The organisers are hoping to beat the previous Irish best of 46,092 for the Leinster-Scarlets Grand Final of 2018, when they had nine months to sell those tickets. It’s just a pity that this attendance might seem a little more lost, and leave many more empty spaces, in the iconic home of the GAA.

It’s remarkable to think that Leinster’s 2020 and 2021 Pro14 finals were won behind closed doors, while the 2019 title was claimed in Glasgow. Hence the aforementioned 2018 win over Scarlets is the last time Leinster lifted a trophy in front of their own fans.

That’s extraordinary really, and perhaps Leinster’s first URC final in four attempts and that long gap since last lifting a trophy in front of their own living, breathing, cheering supporters has helped to galvanise interest for this seasonal finale.

There was a distinct impression that the much-reduced attendances for Leinster’s last four games since the Northampton defeat were a reflection of their fans’ disgruntlement with that semi-final. But perhaps the magnitude of this Grand Final has hit home, as well as the realisation that this would be hugely meaningful silverware on several levels.

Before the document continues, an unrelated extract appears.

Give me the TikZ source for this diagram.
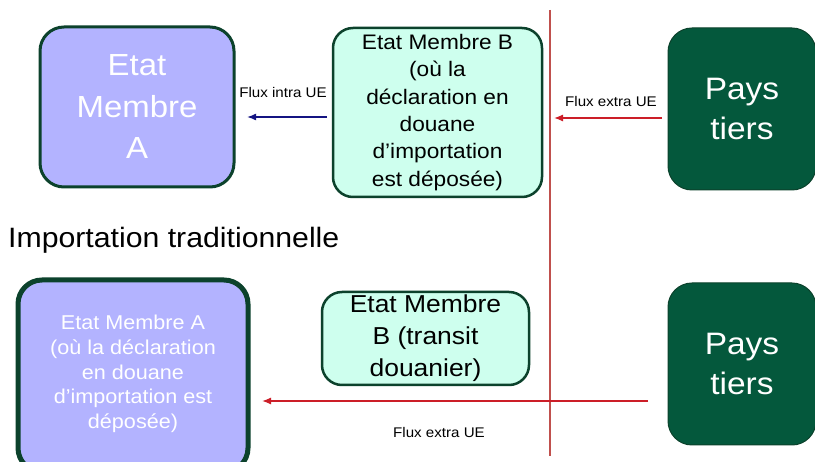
\documentclass[tikz,border=0pt]{standalone}
\usepackage{fontspec}
\setmainfont[FakeStretch=1.08]{Liberation Sans}
\usetikzlibrary{arrows.meta}
\definecolor{peri}{RGB}{179,179,255}
\definecolor{mint}{RGB}{206,255,238}
\definecolor{dkgreen}{RGB}{4,88,60}
\definecolor{edgegreen}{RGB}{12,66,44}
\definecolor{flowred}{RGB}{204,30,40}
\definecolor{flowblue}{RGB}{20,20,130}
\definecolor{borderline}{RGB}{192,80,77}
\begin{document}
\begin{tikzpicture}[x=1pt,y=-1pt,
  box/.style={rectangle, align=center, inner sep=0pt},
  periBox/.style={box, fill=peri, draw=edgegreen, text=white, rounded corners=24pt},
  mintBox/.style={box, fill=mint, draw=edgegreen, line width=2.5pt, text=black, rounded corners=20pt},
  paysBox/.style={box, fill=dkgreen, draw=edgegreen, line width=1pt, text=white, rounded corners=24pt,
    font=\fontsize{31}{39.5}\selectfont},
  flow/.style={line width=1.6pt, -{Latex[length=9pt,width=7pt]}},
  lbl/.style={inner sep=0pt, anchor=base, font=\fontsize{14}{17}\selectfont}
]
\useasboundingbox (0,0) rectangle (815,462);
\fill[white] (0,0) rectangle (815,462);

% frontier line
\coordinate (vtop) at (550,10);
\coordinate (vbot) at (550,456);
\draw[borderline, line width=1.8pt] (vtop) -- (vbot);

% top row
\node[periBox, line width=3pt, minimum width=194pt, minimum height=160pt,
  font=\fontsize{30.5}{41.5}\selectfont] (A1) at (137,107) {Etat\\Membre\\A};
\node[mintBox, minimum width=209pt, minimum height=169pt,
  font=\fontsize{21}{27.3}\selectfont] (B1) at (437.5,112.5)
  {Etat Membre B\\(où la\\déclaration en\\douane\\d’importation\\est déposée)};
\node[paysBox, minimum width=148pt, minimum height=162pt] (P1) at (742,109) {Pays\\tiers};

\coordinate (b1s) at (327,117);
\coordinate (b1e) at (247,117);
\draw[flow, flowblue] (b1s) -- (b1e);
\node[lbl] (L1) at (283,98) {Flux intra UE};
\coordinate (r1s) at (662,118);
\coordinate (r1e) at (554,118);
\draw[flow, flowred, line width=1.3pt] (r1s) -- (r1e);
\node[lbl] (L2) at (611,107) {Flux extra UE};

% title
\node[inner sep=0pt, anchor=base west, font=\fontsize{28}{32}\selectfont] (T) at (8,248) {Importation traditionnelle};

% bottom row
\node[periBox, line width=5pt, minimum width=230pt, minimum height=192pt] (A2) at (133,376) {};
\node[text=white, align=center, inner sep=0pt, font=\fontsize{20}{24.6}\selectfont] (A2t) at (133,374)
  {Etat Membre A\\(où la déclaration\\en douane\\d’importation est\\déposée)};
\node[mintBox, minimum width=207pt, minimum height=93pt,
  font=\fontsize{24.5}{32}\selectfont] (B2) at (425.5,338.5) {Etat Membre\\B (transit\\douanier)};
\node[paysBox, minimum width=148pt, minimum height=162pt] (P2) at (742,364) {Pays\\tiers};

\coordinate (r2s) at (648,401);
\coordinate (r2e) at (262,401);
\draw[flow, flowred, line width=1.3pt] (r2s) -- (r2e);
\node[lbl] (L3) at (439,438) {Flux extra UE};
\end{tikzpicture}
\end{document}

In addition to being high achieving organisations with well stacked trophy cabinets, Leinster and the Stormers have each endured a relatively barren spell which should have them feeling voracious for an overdue piece of silverware. These finalists are giants with an appetite.

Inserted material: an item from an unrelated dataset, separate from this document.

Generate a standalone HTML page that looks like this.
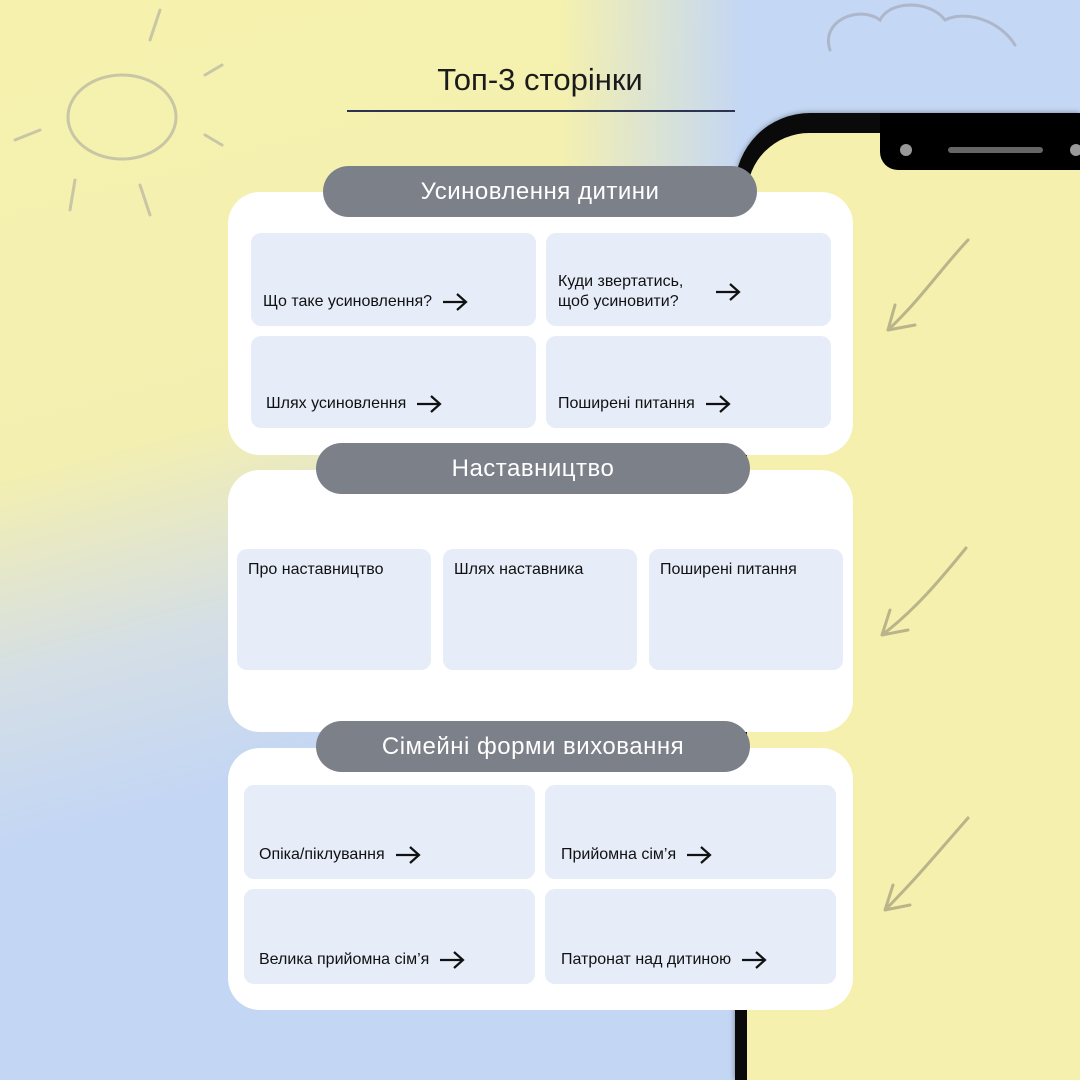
<!DOCTYPE html>
<html><head><meta charset="utf-8"><style>
*{margin:0;padding:0;box-sizing:border-box}
html,body{width:1080px;height:1080px;overflow:hidden}
body{position:relative;font-family:"Liberation Sans",sans-serif;
background:linear-gradient(165deg,#f6f2ad 0%,#f3efb1 35%,#d4dee6 50%,#c3d6f4 62%,#c3d6f4 100%);}
.topright{position:absolute;left:560px;top:0;width:520px;height:320px;background:linear-gradient(90deg,rgba(196,215,244,0),#c4d7f4 35%)}
.phone{position:absolute;left:735px;top:113px;width:345px;height:967px;background:#0a0a0a;border-radius:75px 0 0 0;box-shadow:0 0 6px rgba(0,0,0,.4);overflow:hidden}
.screen{position:absolute;left:12px;top:20px;right:0;bottom:0;background:#f5f0ad;border-radius:62px 0 0 0}
.notch{position:absolute;left:145px;top:0;width:200px;height:57px;background:#000;border-radius:0 0 0 18px}
.dot{position:absolute;width:12px;height:12px;border-radius:50%;background:#999;top:31px}
.spk{position:absolute;left:68px;top:34px;width:95px;height:6px;border-radius:3px;background:#666}
.title{position:absolute;left:0;width:1080px;top:62px;text-align:center;font-size:31px;color:#1b1b1b}
.uline{position:absolute;left:347px;top:110px;width:388px;height:2px;background:#2d3350}
.card{position:absolute;left:228px;width:625px;background:#fff;border-radius:32px}
.pill{position:absolute;height:51px;border-radius:26px;background:#7c8089;color:#fff;font-size:24px;text-align:center;line-height:51px;letter-spacing:.5px}
.tile{position:absolute;background:#e6ecf8;border-radius:10px;font-size:16px;color:#111}
.tile .t{position:absolute;left:12px;bottom:14px;display:flex;align-items:center;gap:10px;line-height:20px}
.tile .tt{position:absolute;left:11px;top:12px}
.doodle{position:absolute;left:0;top:0}
</style></head><body>
<div class="topright"></div>
<svg class="doodle" width="1080" height="1080" fill="none" stroke="#c9c6a6" stroke-width="3" stroke-linecap="round">
<ellipse cx="122" cy="117" rx="54" ry="42"/>
<path d="M150 40L160 10M205 75L222 65M205 135L222 145M140 185L150 215M75 180L70 210M40 130L15 140"/>
<path d="M830 50C820 20 860 5 880 20C890 0 930 0 945 20C965 10 1000 20 1015 45" stroke="#aeb7c9"/>
</svg>
<div class="phone"><div class="screen"></div><div class="notch"><div class="dot" style="left:20px"></div><div class="spk"></div><div class="dot" style="left:190px"></div></div></div>
<svg class="doodle" width="1080" height="1080" fill="none" stroke="#b9b48a" stroke-width="3" stroke-linecap="round">
<path d="M968 240C940 270 920 300 888 330M888 330L915 325M888 330L895 305"/>
<path d="M966 548C940 580 915 610 882 635M882 635L908 630M882 635L890 610"/>
<path d="M968 818C940 850 915 880 885 910M885 910L910 905M885 910L893 885"/>
</svg>
<div class="title">Топ-3 сторінки</div>
<div class="uline"></div>

<svg width="0" height="0" style="position:absolute"><defs><symbol id="a" viewBox="0 0 26 20"><path d="M1 10H24M15 2L24 10L15 18" fill="none" stroke="#111" stroke-width="2.2"/></symbol></defs></svg>

<div class="card" style="top:192px;height:263px"></div>
<div class="pill" style="left:323px;top:166px;width:434px">Усиновлення дитини</div>
<div class="tile" style="left:251px;top:233px;width:285px;height:93px"><div class="t">Що таке усиновлення? <svg width="26" height="20"><use href="#a"/></svg></div></div>
<div class="tile" style="left:546px;top:233px;width:285px;height:93px"><div class="t">Куди звертатись,<br>щоб усиновити? <svg width="26" height="20" style="margin-left:22px"><use href="#a"/></svg></div></div>
<div class="tile" style="left:251px;top:336px;width:285px;height:92px"><div class="t" style="left:15px">Шлях усиновлення <svg width="26" height="20"><use href="#a"/></svg></div></div>
<div class="tile" style="left:546px;top:336px;width:285px;height:92px"><div class="t">Поширені питання <svg width="26" height="20"><use href="#a"/></svg></div></div>

<div class="card" style="top:470px;height:262px"></div>
<div class="pill" style="left:316px;top:443px;width:434px">Наставництво</div>
<div class="tile" style="left:237px;top:549px;width:194px;height:121px"><div class="tt">Про наставництво</div></div>
<div class="tile" style="left:443px;top:549px;width:194px;height:121px"><div class="tt">Шлях наставника</div></div>
<div class="tile" style="left:649px;top:549px;width:194px;height:121px"><div class="tt">Поширені питання</div></div>

<div class="card" style="top:748px;height:262px"></div>
<div class="pill" style="left:316px;top:721px;width:434px">Сімейні форми виховання</div>
<div class="tile" style="left:244px;top:785px;width:291px;height:94px"><div class="t" style="left:15px">Опіка/піклування <svg width="26" height="20"><use href="#a"/></svg></div></div>
<div class="tile" style="left:545px;top:785px;width:291px;height:94px"><div class="t" style="left:16px">Прийомна сім’я <svg width="26" height="20"><use href="#a"/></svg></div></div>
<div class="tile" style="left:244px;top:889px;width:291px;height:95px"><div class="t" style="left:15px">Велика прийомна сім’я <svg width="26" height="20"><use href="#a"/></svg></div></div>
<div class="tile" style="left:545px;top:889px;width:291px;height:95px"><div class="t" style="left:16px">Патронат над дитиною <svg width="26" height="20"><use href="#a"/></svg></div></div>
</body></html>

Since the last of their eight Celtic/Magners League/Pro12/14 titles in 2021, Leinster have endured three semi-final defeats on foot of the South African franchises joining the URC, as well as three defeats in Champions Cup finals and, of course, that crushing semi-final loss to Northampton.

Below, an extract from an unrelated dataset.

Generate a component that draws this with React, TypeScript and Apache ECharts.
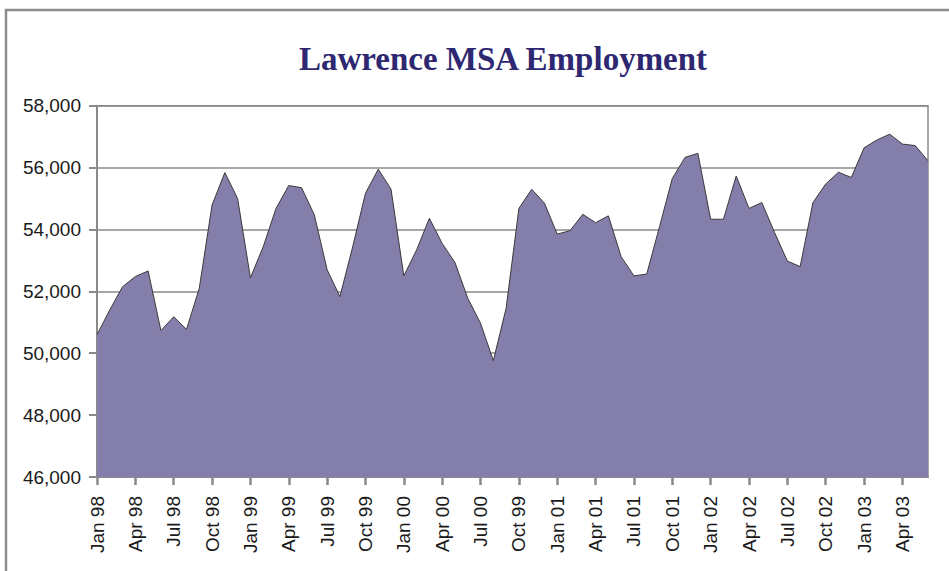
import React, { useEffect, useRef } from "react";
import * as echarts from "echarts";

const titleText = "Lawrence MSA Employment";

const months = [
  "Jan 98", "Feb 98", "Mar 98", "Apr 98", "May 98", "Jun 98", "Jul 98", "Aug 98", "Sep 98", "Oct 98", "Nov 98", "Dec 98",
  "Jan 99", "Feb 99", "Mar 99", "Apr 99", "May 99", "Jun 99", "Jul 99", "Aug 99", "Sep 99", "Oct 99", "Nov 99", "Dec 99",
  "Jan 00", "Feb 00", "Mar 00", "Apr 00", "May 00", "Jun 00", "Jul 00", "Aug 00", "Sep 00", "Oct 00", "Nov 00", "Dec 00",
  "Jan 01", "Feb 01", "Mar 01", "Apr 01", "May 01", "Jun 01", "Jul 01", "Aug 01", "Sep 01", "Oct 01", "Nov 01", "Dec 01",
  "Jan 02", "Feb 02", "Mar 02", "Apr 02", "May 02", "Jun 02", "Jul 02", "Aug 02", "Sep 02", "Oct 02", "Nov 02", "Dec 02",
  "Jan 03", "Feb 03", "Mar 03", "Apr 03", "May 03", "Jun 03",
];

// Quarterly tick labels as printed on the original (including its "Oct 99" at the Oct 00 position)
const tickLabels = [
  "Jan 98", "Apr 98", "Jul 98", "Oct 98",
  "Jan 99", "Apr 99", "Jul 99", "Oct 99",
  "Jan 00", "Apr 00", "Jul 00", "Oct 99",
  "Jan 01", "Apr 01", "Jul 01", "Oct 01",
  "Jan 02", "Apr 02", "Jul 02", "Oct 02",
  "Jan 03", "Apr 03",
];

const employment = [
  50600, 51400, 52150, 52480, 52660, 50730, 51180, 50770, 52100, 54790, 55840, 55000,
  52440, 53440, 54680, 55420, 55350, 54470, 52700, 51830, 53440, 55170, 55950, 55300,
  52500, 53340, 54360, 53550, 52930, 51780, 50970, 49760, 51450, 54680, 55300, 54850,
  53850, 53960, 54490, 54220, 54440, 53120, 52500, 52560, 54090, 55650, 56330, 56460,
  54330, 54330, 55730, 54680, 54870, 53900, 52980, 52800, 54870, 55470, 55850, 55680,
  56640, 56890, 57080, 56760, 56710, 56220,
];

export default function App() {
  const ref = useRef<HTMLDivElement>(null);

  useEffect(() => {
    if (!ref.current) return;
    const chart = echarts.init(ref.current, undefined, { renderer: "svg" });
    const quarterly = (index: number) => index % 3 === 0;
    chart.setOption({
      animation: false,
      backgroundColor: "#ffffff",
      graphic: [
        {
          type: "rect",
          shape: { x: 6, y: 10, width: 1000, height: 1000 },
          style: { fill: "none", stroke: "#8c8c8c", lineWidth: 2.5 },
          silent: true,
        },
        {
          type: "text",
          x: 503,
          y: 59,
          style: {
            text: titleText,
            fill: "#2e2872",
            font: "bold 33px 'Liberation Serif', 'DejaVu Serif', serif",
            align: "center",
            verticalAlign: "middle",
          },
        },
      ],
      grid: {
        left: 97,
        right: 21,
        top: 105.7,
        bottom: 94,
        show: true,
        borderColor: "#8a8a8a",
        borderWidth: 1.5,
        backgroundColor: "transparent",
      },
      xAxis: {
        type: "category",
        data: months,
        boundaryGap: false,
        axisLine: { show: true, lineStyle: { color: "#8a8a8a", width: 2 } },
        axisTick: {
          show: true,
          interval: (index: number) => quarterly(index),
          length: 8,
          lineStyle: { color: "#8a8a8a", width: 2.5 },
        },
        axisLabel: {
          interval: (index: number) => quarterly(index),
          rotate: 90,
          margin: 19,
          color: "#1a1a1a",
          fontSize: 19,
          fontFamily: "'Liberation Sans', Arial, sans-serif",
          formatter: (_v: string, index: number) => tickLabels[index / 3] ?? "",
        },
        splitLine: { show: false },
      },
      yAxis: {
        type: "value",
        min: 46000,
        max: 58000,
        interval: 2000,
        axisLine: { show: true, lineStyle: { color: "#8a8a8a", width: 2 } },
        axisTick: { show: true, length: 8, lineStyle: { color: "#8a8a8a", width: 2 } },
        axisLabel: {
          margin: 16,
          color: "#1a1a1a",
          fontSize: 19,
          fontFamily: "'Liberation Sans', Arial, sans-serif",
          formatter: (v: number) => v.toLocaleString("en-US"),
        },
        splitLine: { show: true, lineStyle: { color: "#8a8a8a", width: 1.5 } },
      },
      series: [
        {
          type: "line",
          data: employment,
          showSymbol: false,
          symbol: "none",
          lineStyle: { color: "#3a3a3a", width: 1 },
          areaStyle: { color: "#847eab", opacity: 1, origin: "start" },
          z: 3,
        },
      ],
    });
    return () => chart.dispose();
  }, []);

  return (
    <div
      ref={ref}
      style={{ position: "fixed", left: 0, top: 0, width: 949, height: 571 }}
    />
  );
}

Likewise, the Bulls are seeking to avoid a fourth trophyless year in a row. Since the last of their 25 Currie Cup triumphs in 2021, the Pretoria-based side lost the 2022 and 2024 URC finals away to the Stormers and at home to Glasgow either side of a quarter-final loss to the Stormers.

It tells us much that the Bulls have played knock-out matches in near 50,000-full houses in Loftus Versfeld and that their much-decorated head coach Jake White unhesitatingly put the possibility of the Bulls winning a first URC title alongside their three Super Rugby triumphs in 2007, ’09 and ’10.

The URC bar is rising. In years to come, the benefits of the South Africans coming aboard will be felt in Irish rugby. Ominously, three of the South African quartet finished in the top five. Of the other Irish sides, Munster barely made the top eight and neither Connacht nor Ulster did so.

Winning this final would be end Leinster’s wait for silverware and ensure less collateral damage moving into next season. But let’s park that fifth star for a weekend. Were Leinster to win their ninth title in this competition’s many iterations, but their first URC triumph per se, it would be the best of them all. By some distance.